Special RDD Problems

Data Set:

Several year files are in /data/BigData/ghcn-daily/ on the Pandora machines that were pulled from the "by_year" directory at ftp://ftp.ncdc.noaa.gov/pub/data/ghcn/daily/. That same directory also has a file called ghcnd-stations.txt that you will need to answer the questions for this week. You will need to read some of the support files on the website in order to get information on the format of the data files.

All the code that you write to answer these questions should be put in a package called sparkrdd2 in the assignment repository. You should also make a file called sparkrdd2.md in the top level of your repository that includes a write-up with your answers to the questions and any requested plots. Make sure to mention in your write-up who you worked with during the in-class portion.

In-Class Questions:

1. What location has reported the largest temperature difference in one day (TMAX-TMIN) in 2019? What is the difference and when did it happen?

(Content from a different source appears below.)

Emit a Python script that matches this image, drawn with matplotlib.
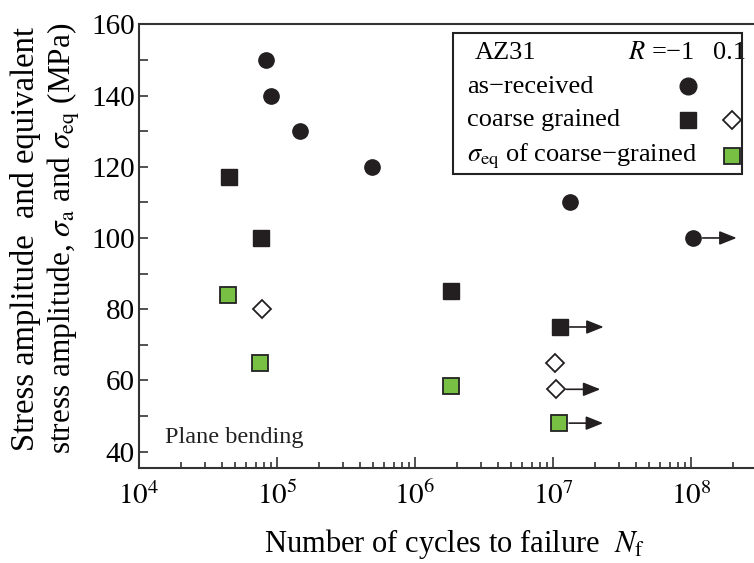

2. What location has reported the largest difference between min and max temperatures overall in 2019? What was the difference?

3. What is the standard deviation of the high temperatures for all US stations? What about low temperatures?

4. How many stations reported data in both 1987 and 2019?

Out of Class Class Questions:

5. Does temperature variability change with latitude in the US in 2019? Consider three groups of latitude: lat<35, 35<lat<42, and 42<lat. Answer this question in the following three ways.

a. Standard deviation of high temperatures.

b. Standard deviation of average daily temperatures (when you have both a high and a low for a given day at a given station).

c. Make histograms of the high temps for all stations in each of the regions so you can visually inspect the breadth of the distribution.

6. Plot the average high temperature for every station that has reported temperature data in 2019 with a scatter plot using longitude and latitude for x and y and the average daily temperature for color. Make 100F or higher solid red, 50F solid green, and 0F or lower solid blue. Use a SwiftVis2 ColorGradient for the scatter plot color.

7. How much has the average land temperature changed from 1897 to 2019? We will calculate this in a few ways.

a. Calculate the average of all temperature values of all stations for 1897 and compare to the same for 2019.

b. Calculate the average of all temperature values only for stations that reported temperature data for both 1897 and 2019.

c. Plot data using approach (a) for all years I give you data for from 1897 to 2019. (On the Pandora machines under /data/BigData/ghcn-daily you will find a file for every 10 years from 1897 to 2017 plus 2018 and 2019.)

d. Plot data using approach (b) for all years I give you data for from 1897 to 2019. (Use the files for every 10 years plus the most recent data.)

8. Describe the relative merits and flaws with approach (a) and (b) for question 7. What would be a better approach to answering that question?

9. While answering any of the above questions, did you find anything that makes you believe there is a flaw in the data? If so, what was it, and how would you propose identifying and removing such flaws in serious analysis?

10. What is the correlation coefficient between high temperatures and rainfall for San Antonio in 2019? Note that you can only use values from the same date and station for the correlation.